Terry in his Salem, Oregon Shack

My name is Terry Brown.  I became a ham in 1981 when I passed my Novice class license.  Later that year, in September, I went to the FCC field office in Portland, OR where I had to take the technical exam and code (13 wpm) exam where my copy was checked and I was allowed only a few errors.  I passed.  I then anxiously awaited the arrival of my General class license from the FCC.  After waiting 5 months with no ticket, I contacted Oregon Senator Mark Hatfield’s office in mid February, 1982.  Within two weeks I had my General class license.  It was not what I had expected.  The call was WT7AAG.

I later learned that it was a temporary call sign.  In fact, it was the seventh temporary call ever issued in the 7 call area.  Talk about a rare call.  I was oblivious of how rare it was when I got my ticket in the mail.

The day it arrived was the first day of the ARRL SSB International DX contest.  My first ever ham contact was in that contest.  I had no idea how to work a frequency.  I did hunt and pounce.  Every time I would give my call, I would have the DX station come back to me and ask where I was from?

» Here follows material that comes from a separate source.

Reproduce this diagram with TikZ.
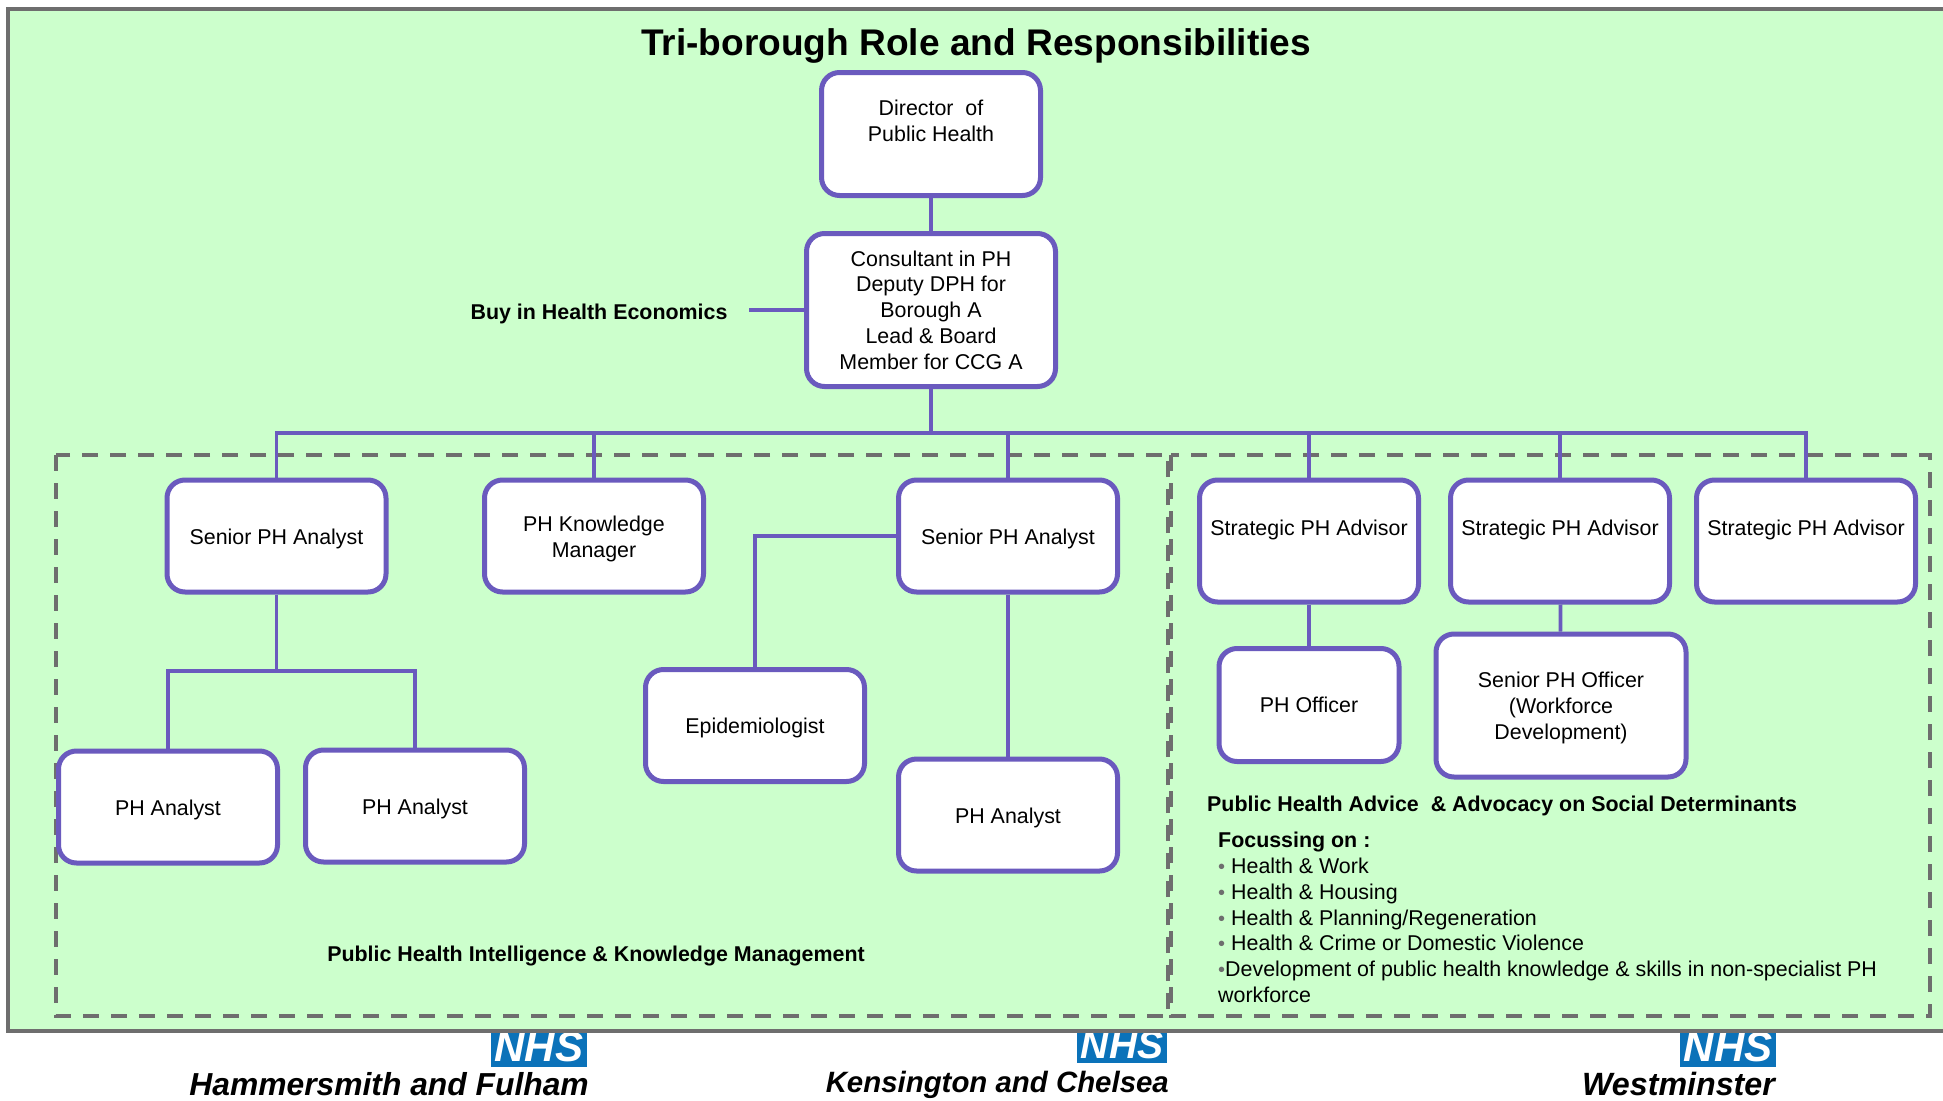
\documentclass[tikz,border=0pt]{standalone}
\usepackage{fontspec}
\setmainfont{Liberation Sans}
\usetikzlibrary{positioning}
\definecolor{panelgreen}{HTML}{CCFFCC}
\definecolor{framegrey}{HTML}{6E6E6E}
\definecolor{rolepurple}{HTML}{6A5ABE}
\definecolor{nhsblue}{HTML}{0B72B9}
\newcommand{\lift}{\rule{0pt}{21pt}}
\newcommand{\dotitem}{{\color{framegrey}\fontsize{20}{20}\selectfont\textbullet}}
\tikzset{
  role/.style={draw=rolepurple, fill=white, line width=5pt, rounded corners=18pt, align=center, inner sep=0pt, font=\fontsize{21.4}{25.8}\selectfont},
  rolewide/.style={role, minimum width=219pt, minimum height=112pt},
  link/.style={draw=rolepurple, line width=3.8pt},
  team/.style={draw=framegrey, line width=3.5pt, dash pattern=on 16pt off 12pt},
  caption/.style={inner sep=0pt, font=\fontsize{21.4}{25.8}\selectfont\bfseries},
  nhsbox/.style={fill=nhsblue, text=white, inner sep=0pt, font=\bfseries\itshape},
  borough/.style={inner sep=0pt, anchor=base east, font=\bfseries\itshape}
}
\begin{document}
\begin{tikzpicture}[x=1pt,y=-1pt]
    \useasboundingbox (0,0) rectangle (1943,1100);
    % logos go under the panel
    \node[nhsbox, minimum width=96pt, minimum height=40pt] (nhsA) at (539,1047) {\fontsize{42}{42}\selectfont NHS};
    \node[nhsbox, minimum width=90pt, minimum height=36pt] (nhsB) at (1122,1045) {\fontsize{39}{39}\selectfont NHS};
    \node[nhsbox, minimum width=96pt, minimum height=40pt] (nhsC) at (1728,1047) {\fontsize{42}{42}\selectfont NHS};
    \node[borough] (hf) at (589,1095) {\fontsize{31.8}{32}\selectfont Hammersmith and Fulham};
    \node[borough] (kc) at (1169,1092) {\fontsize{29.4}{30}\selectfont Kensington and Chelsea};
    \node[borough] (wm) at (1775,1095) {\fontsize{32.2}{33}\selectfont Westminster};
    \draw[framegrey, fill=panelgreen, line width=4pt] (8,9) rectangle (1960,1031);
    \draw[team] (56,455) rectangle (1168,1016);
    \draw[team] (1171,455) rectangle (1930,1016);

    \node[inner sep=0pt, font=\fontsize{37.1}{44}\selectfont\bfseries] (title) at (976,46) {Tri-borough Role and Responsibilities};

    \node[role, minimum width=219pt, minimum height=123pt] (dph) at (931,134) {Director~ of\\Public Health\\~};
    \node[role, minimum width=249pt, minimum height=153pt] (cons) at (931,310) {Consultant in PH\\Deputy DPH for\\Borough A\\Lead \& Board\\Member for CCG A};

    \node[rolewide] (snrA) at (276.5,536) {\lift Senior PH Analyst};
    \node[rolewide] (know) at (594,536) {\lift PH Knowledge\\Manager};
    \node[rolewide] (snrB) at (1008,536) {\lift Senior PH Analyst};
    \node[rolewide, minimum height=122pt] (advA) at (1309,541) {Strategic PH Advisor\\~};
    \node[rolewide, minimum height=122pt] (advB) at (1560,541) {Strategic PH Advisor\\~};
    \node[rolewide, minimum height=122pt] (advC) at (1806,541) {Strategic PH Advisor\\~};

    \node[rolewide] (anaA) at (168,807) {\lift PH Analyst};
    \node[rolewide] (anaB) at (415,806) {\lift PH Analyst};
    \node[rolewide] (epi) at (755,725.5) {\lift Epidemiologist};
    \node[rolewide] (anaC) at (1008,815) {\lift PH Analyst};
    \node[role, minimum width=180pt, minimum height=113pt] (off) at (1309,705) {PH Officer};
    \node[role, minimum width=250pt, minimum height=143pt] (snrOff) at (1561,705.5) {\lift Senior PH Officer\\(Workforce\\Development)};

    \node[caption] (buy) at (599,314) {Buy in Health Economics};
    \coordinate (buyend) at (749,310);
    \node[caption] (pik) at (596,956) {Public Health Intelligence \& Knowledge Management};
    \node[caption, anchor=west] (adv) at (1207,806) {Public Health Advice~ \& Advocacy on Social Determinants};
    \node[anchor=north west, inner sep=0pt, align=left, font=\fontsize{21.4}{25.8}\selectfont] (focus) at (1218,832) {\textbf{Focussing on :}\\
    \dotitem\ Health \& Work\\
    \dotitem\ Health \& Housing\\
    \dotitem\ Health \& Planning/Regeneration\\
    \dotitem\ Health \& Crime or Domestic Violence\\
    \dotitem Development of public health knowledge \& skills in non-specialist PH\\
    workforce};

    \coordinate (bus) at (931,433);
    \draw[link] (dph) -- (cons);
    \draw[link] (buyend) -- (cons.west |- buyend);
    \draw[link] (cons) -- (bus);
    \foreach \kid in {snrA,know,snrB,advA,advB,advC}
        \draw[link] (\kid.north) |- (bus);
    \coordinate (forkA) at (276.5,671);
    \draw[link] (snrA) -- (forkA);
    \draw[link] (anaA.north) |- (forkA);
    \draw[link] (anaB.north) |- (forkA);
    \draw[link] (snrB.west) -| (epi.north);
    \draw[link] (snrB) -- (anaC);
    \draw[link] (advA) -- (off);
    \draw[link] (advB) -- (snrOff);
\end{tikzpicture}
\end{document}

If I had had just a week of operating, I would have had the confidence to work a frequency, and with that call, probably achieve DXCC in that one contest, instead of it taking 11 years.

About two weeks later, I received my permanent call, N7DVA.   Even though I was a veteran, I never really liked that call because it reminded me of the “Oregon Department of Veterans Affairs.”  I kept this call until I passed my Extra class license.  There were no one by two callsigns left in the 7 call area, so I asked for a custom call and received it; N7TB for my initials.

To achieve the Extra class license, I had to pass the 20 wpm code test.  At that time it was a fill in the blank test.  I was frantically writing down what I could and passed the exam with maximum errors.  I had never had any interest in CW so after passing the exam, I returned to SSB operations.  I worked SSB for 25 years until it got stale for me.  I then went QRT for 7 years.

After the QRT period, I decided to come back and focus on CW exclusively.  It took me three years of work, with the help of four CW friends, to get my CW speed from about 10 wpm when I started again 3 years ago, to today being able to send and copy in my head at 25 to 30 wpm and in contests closer to 40.  I began this process when I was 67 years old.